Read on to learn a few tips and tricks on how to choose the best neighborhood for you and your family.
- 1) Consider the things you “must have” in a neighborhood versus the things that “would be nice to have, but are not completely necessary.” You might not be able to find a neighborhood that checks all your boxes, so it is important to make sure you choose a location that checks all of the most important boxes.
- 2) Alternatively, what are some of the things you absolutely cannot live with in your neighborhood? If you do not like a lot of traffic driving past your house, consider a neighborhood that doesn’t include any main roads. If you have trouble sleeping in a noisy environment, it might be best to avoid neighborhoods near interstates, airports, train tracks or college campuses. If you hate being too far away from the action, consider a neighborhood near a district with a lot of shopping and restaurant options.
- 3) Where is the neighborhood in relation to your office? Think about how long you are realistically willing to commute each day. Is there public transportation available? Would you like public transportation to be available? And if you are planning to drive, what will that drive look like during peak traffic times? Finding a neighborhood where you will be travelling in the opposite direction of the majority of the commuters could significantly lessen your daily stress levels.

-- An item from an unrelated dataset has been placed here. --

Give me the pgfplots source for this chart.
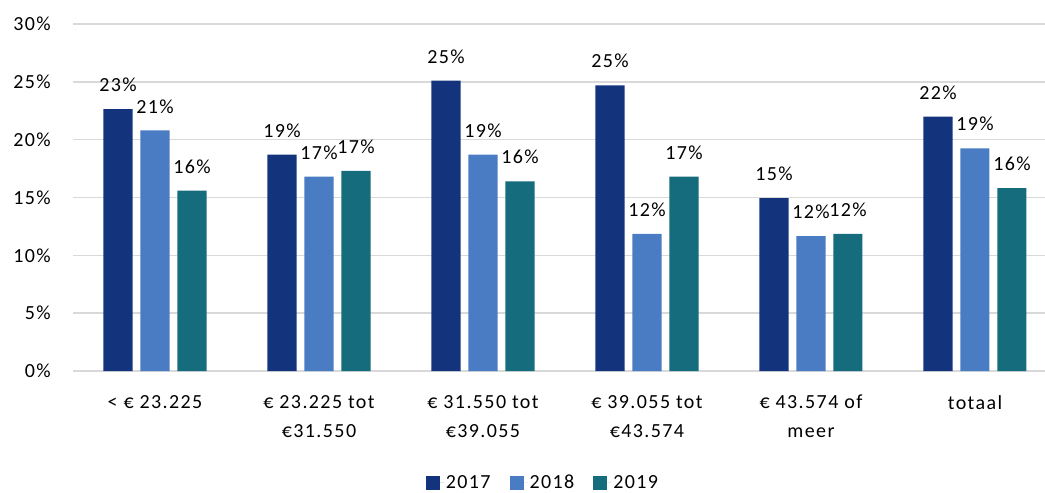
\documentclass[border=0pt]{standalone}
\usepackage{fontspec}
\setmainfont{Carlito}[LetterSpace=7]
\usepackage{pgfplots}
\pgfplotsset{compat=1.18}
\definecolor{c17}{HTML}{13347C}
\definecolor{c18}{HTML}{4A7CC4}
\definecolor{c19}{HTML}{146C7C}
\definecolor{gridc}{HTML}{D9D9D9}
\newcommand{\lblfont}{\fontsize{20bp}{29bp}\selectfont}
\begin{document}
\begin{tikzpicture}
\useasboundingbox (-73bp,-122bp) rectangle (972bp,371bp);
\begin{axis}[
  at={(0,0)}, anchor=south west,
  scale only axis, width=972bp, height=347bp,
  xmin=-0.5, xmax=5.427, ymin=0, ymax=30,
  ybar, clip=false,
  axis line style={draw=none},
  major tick length=0pt,
  ymajorgrids, grid style={gridc, line width=1.6bp},
  ytick={0,5,10,15,20,25,30},
  yticklabels={0\%,5\%,10\%,15\%,20\%,25\%,30\%},
  yticklabel style={font=\lblfont, anchor=east, inner sep=0pt, xshift=-22bp},
  xtick={0,1,2,3,4,5},
  xticklabels={{< € 23.225},{€ 23.225 tot\\€31.550},{€ 31.550 tot\\€39.055},{€ 39.055 tot\\€43.574},{€ 43.574 of\\meer},{totaal}},
  xticklabel style={font=\lblfont, align=center, anchor=north, inner sep=0pt, yshift=-24bp},
  point meta=y,
  nodes near coords={\pgfmathprintnumber[fixed,precision=0,assume math mode=true]{\pgfplotspointmeta}\%},
  every node near coord/.append style={font=\lblfont, anchor=south, inner sep=0pt, yshift=17bp},
  legend columns=3,
  legend style={at={(0.4835,-0.322)}, anchor=center, draw=none, font=\lblfont,
    /tikz/every even column/.append style={column sep=17bp}},
  legend image code/.code={\path (0bp,0bp) -- (18bp,0bp); \fill[#1] (0bp,-7bp) rectangle (14bp,7bp);},
]
\addplot[fill=c17, draw=none, bar width=0.177, bar shift=-0.2256] coordinates {(0,22.65) (1,18.7) (2,25.1) (3,24.7) (4,14.95) (5,22.0)};
\addplot[fill=c18, draw=none, bar width=0.177, bar shift=0] coordinates {(0,20.8) (1,16.8) (2,18.7) (3,11.85) (4,11.65) (5,19.25)};
\addplot[fill=c19, draw=none, bar width=0.177, bar shift=0.2256] coordinates {(0,15.6) (1,17.3) (2,16.4) (3,16.8) (4,11.85) (5,15.8)};
\legend{2017,2018,2019}
\end{axis}
\end{tikzpicture}
\end{document}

- 4) Consider whether or not you need to cater to children. For example, a good school district might be a priority if you have young children, but if you are single, living in the best school district might just mean you are unnecessarily buying into the most expensive neighborhoods. The same thing goes for living near parks with playgrounds or community recreation centers.
- 5) Check into the area’s crime rates. Particularly if you are planning to walk around a lot, an area with a low crime rate could give you considerable peace of mind.
- 6) This might seem obvious, but make sure you visit your prospective neighborhood at different times and days. Some neighborhoods might be quiet during the week but filled with house parties on the weekends.
- 7) When you go to see the neighborhood, make sure you also scout out local spots that you think you might frequent. If you like to go to the gym a lot, make sure there is one close to your prospective home. Or if you like to stop at Starbucks for your morning coffee, make sure there is one on the way to work. Little things like that might slip your mind, but they will make your daily routine much easier.